BEGIN GIVEN DATA
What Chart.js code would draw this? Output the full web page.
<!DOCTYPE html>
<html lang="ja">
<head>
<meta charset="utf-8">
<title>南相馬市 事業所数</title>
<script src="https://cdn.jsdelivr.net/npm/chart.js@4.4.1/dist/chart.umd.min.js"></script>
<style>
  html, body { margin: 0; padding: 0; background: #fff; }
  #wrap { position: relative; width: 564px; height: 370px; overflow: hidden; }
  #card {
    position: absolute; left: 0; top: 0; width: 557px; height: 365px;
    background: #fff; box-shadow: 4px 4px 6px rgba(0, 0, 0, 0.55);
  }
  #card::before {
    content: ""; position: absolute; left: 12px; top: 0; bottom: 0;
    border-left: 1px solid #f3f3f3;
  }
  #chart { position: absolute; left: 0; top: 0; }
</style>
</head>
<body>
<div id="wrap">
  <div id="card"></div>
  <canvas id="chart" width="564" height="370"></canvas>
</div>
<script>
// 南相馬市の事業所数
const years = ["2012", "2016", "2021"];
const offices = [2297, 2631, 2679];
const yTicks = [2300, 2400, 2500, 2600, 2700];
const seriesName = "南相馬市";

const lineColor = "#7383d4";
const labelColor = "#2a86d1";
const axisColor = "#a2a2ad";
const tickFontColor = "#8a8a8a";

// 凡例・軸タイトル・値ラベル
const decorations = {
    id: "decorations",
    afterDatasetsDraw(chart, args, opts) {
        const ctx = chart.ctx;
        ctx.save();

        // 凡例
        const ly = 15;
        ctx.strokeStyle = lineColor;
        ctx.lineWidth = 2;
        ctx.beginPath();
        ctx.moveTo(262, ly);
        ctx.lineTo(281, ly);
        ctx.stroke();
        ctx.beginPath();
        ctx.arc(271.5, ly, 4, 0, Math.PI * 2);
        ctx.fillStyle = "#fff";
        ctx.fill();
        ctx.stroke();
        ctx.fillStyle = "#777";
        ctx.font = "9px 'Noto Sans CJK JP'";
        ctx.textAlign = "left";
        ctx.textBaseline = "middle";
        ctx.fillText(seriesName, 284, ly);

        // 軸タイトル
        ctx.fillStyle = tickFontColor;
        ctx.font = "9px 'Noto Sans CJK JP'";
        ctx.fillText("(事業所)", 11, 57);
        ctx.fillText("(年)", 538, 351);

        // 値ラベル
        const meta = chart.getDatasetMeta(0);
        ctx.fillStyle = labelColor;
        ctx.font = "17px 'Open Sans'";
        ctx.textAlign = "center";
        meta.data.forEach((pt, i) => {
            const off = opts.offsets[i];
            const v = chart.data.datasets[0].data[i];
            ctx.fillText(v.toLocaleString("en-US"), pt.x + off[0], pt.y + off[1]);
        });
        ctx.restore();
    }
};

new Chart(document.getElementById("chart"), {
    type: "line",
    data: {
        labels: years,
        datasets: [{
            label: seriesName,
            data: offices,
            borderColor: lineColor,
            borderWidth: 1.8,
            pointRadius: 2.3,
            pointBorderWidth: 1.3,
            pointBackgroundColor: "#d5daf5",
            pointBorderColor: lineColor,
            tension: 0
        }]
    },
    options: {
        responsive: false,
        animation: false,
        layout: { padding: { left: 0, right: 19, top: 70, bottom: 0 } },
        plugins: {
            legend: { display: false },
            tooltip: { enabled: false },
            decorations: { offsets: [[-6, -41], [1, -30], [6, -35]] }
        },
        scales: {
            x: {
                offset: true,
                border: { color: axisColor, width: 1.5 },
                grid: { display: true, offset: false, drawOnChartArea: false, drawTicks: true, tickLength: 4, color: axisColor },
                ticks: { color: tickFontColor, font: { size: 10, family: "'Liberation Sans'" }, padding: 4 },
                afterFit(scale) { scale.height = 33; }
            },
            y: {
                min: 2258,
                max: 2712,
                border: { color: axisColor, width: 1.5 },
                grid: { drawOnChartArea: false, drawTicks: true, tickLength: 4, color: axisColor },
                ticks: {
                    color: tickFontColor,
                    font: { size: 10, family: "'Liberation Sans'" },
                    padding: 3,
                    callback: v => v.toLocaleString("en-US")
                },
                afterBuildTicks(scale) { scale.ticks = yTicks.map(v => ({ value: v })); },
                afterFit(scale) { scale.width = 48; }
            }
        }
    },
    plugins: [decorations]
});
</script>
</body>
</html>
END GIVEN DATA
◆ **STATED EXERCISE**:
Print the complete listing again, exactly as it stands.

◆ **RESPONSE**:
What Chart.js code would draw this? Output the full web page.
<!DOCTYPE html>
<html lang="ja">
<head>
<meta charset="utf-8">
<title>南相馬市 事業所数</title>
<script src="https://cdn.jsdelivr.net/npm/chart.js@4.4.1/dist/chart.umd.min.js"></script>
<style>
  html, body { margin: 0; padding: 0; background: #fff; }
  #wrap { position: relative; width: 564px; height: 370px; overflow: hidden; }
  #card {
    position: absolute; left: 0; top: 0; width: 557px; height: 365px;
    background: #fff; box-shadow: 4px 4px 6px rgba(0, 0, 0, 0.55);
  }
  #card::before {
    content: ""; position: absolute; left: 12px; top: 0; bottom: 0;
    border-left: 1px solid #f3f3f3;
  }
  #chart { position: absolute; left: 0; top: 0; }
</style>
</head>
<body>
<div id="wrap">
  <div id="card"></div>
  <canvas id="chart" width="564" height="370"></canvas>
</div>
<script>
// 南相馬市の事業所数
const years = ["2012", "2016", "2021"];
const offices = [2297, 2631, 2679];
const yTicks = [2300, 2400, 2500, 2600, 2700];
const seriesName = "南相馬市";

const lineColor = "#7383d4";
const labelColor = "#2a86d1";
const axisColor = "#a2a2ad";
const tickFontColor = "#8a8a8a";

// 凡例・軸タイトル・値ラベル
const decorations = {
    id: "decorations",
    afterDatasetsDraw(chart, args, opts) {
        const ctx = chart.ctx;
        ctx.save();

        // 凡例
        const ly = 15;
        ctx.strokeStyle = lineColor;
        ctx.lineWidth = 2;
        ctx.beginPath();
        ctx.moveTo(262, ly);
        ctx.lineTo(281, ly);
        ctx.stroke();
        ctx.beginPath();
        ctx.arc(271.5, ly, 4, 0, Math.PI * 2);
        ctx.fillStyle = "#fff";
        ctx.fill();
        ctx.stroke();
        ctx.fillStyle = "#777";
        ctx.font = "9px 'Noto Sans CJK JP'";
        ctx.textAlign = "left";
        ctx.textBaseline = "middle";
        ctx.fillText(seriesName, 284, ly);

        // 軸タイトル
        ctx.fillStyle = tickFontColor;
        ctx.font = "9px 'Noto Sans CJK JP'";
        ctx.fillText("(事業所)", 11, 57);
        ctx.fillText("(年)", 538, 351);

        // 値ラベル
        const meta = chart.getDatasetMeta(0);
        ctx.fillStyle = labelColor;
        ctx.font = "17px 'Open Sans'";
        ctx.textAlign = "center";
        meta.data.forEach((pt, i) => {
            const off = opts.offsets[i];
            const v = chart.data.datasets[0].data[i];
            ctx.fillText(v.toLocaleString("en-US"), pt.x + off[0], pt.y + off[1]);
        });
        ctx.restore();
    }
};

new Chart(document.getElementById("chart"), {
    type: "line",
    data: {
        labels: years,
        datasets: [{
            label: seriesName,
            data: offices,
            borderColor: lineColor,
            borderWidth: 1.8,
            pointRadius: 2.3,
            pointBorderWidth: 1.3,
            pointBackgroundColor: "#d5daf5",
            pointBorderColor: lineColor,
            tension: 0
        }]
    },
    options: {
        responsive: false,
        animation: false,
        layout: { padding: { left: 0, right: 19, top: 70, bottom: 0 } },
        plugins: {
            legend: { display: false },
            tooltip: { enabled: false },
            decorations: { offsets: [[-6, -41], [1, -30], [6, -35]] }
        },
        scales: {
            x: {
                offset: true,
                border: { color: axisColor, width: 1.5 },
                grid: { display: true, offset: false, drawOnChartArea: false, drawTicks: true, tickLength: 4, color: axisColor },
                ticks: { color: tickFontColor, font: { size: 10, family: "'Liberation Sans'" }, padding: 4 },
                afterFit(scale) { scale.height = 33; }
            },
            y: {
                min: 2258,
                max: 2712,
                border: { color: axisColor, width: 1.5 },
                grid: { drawOnChartArea: false, drawTicks: true, tickLength: 4, color: axisColor },
                ticks: {
                    color: tickFontColor,
                    font: { size: 10, family: "'Liberation Sans'" },
                    padding: 3,
                    callback: v => v.toLocaleString("en-US")
                },
                afterBuildTicks(scale) { scale.ticks = yTicks.map(v => ({ value: v })); },
                afterFit(scale) { scale.width = 48; }
            }
        }
    },
    plugins: [decorations]
});
</script>
</body>
</html>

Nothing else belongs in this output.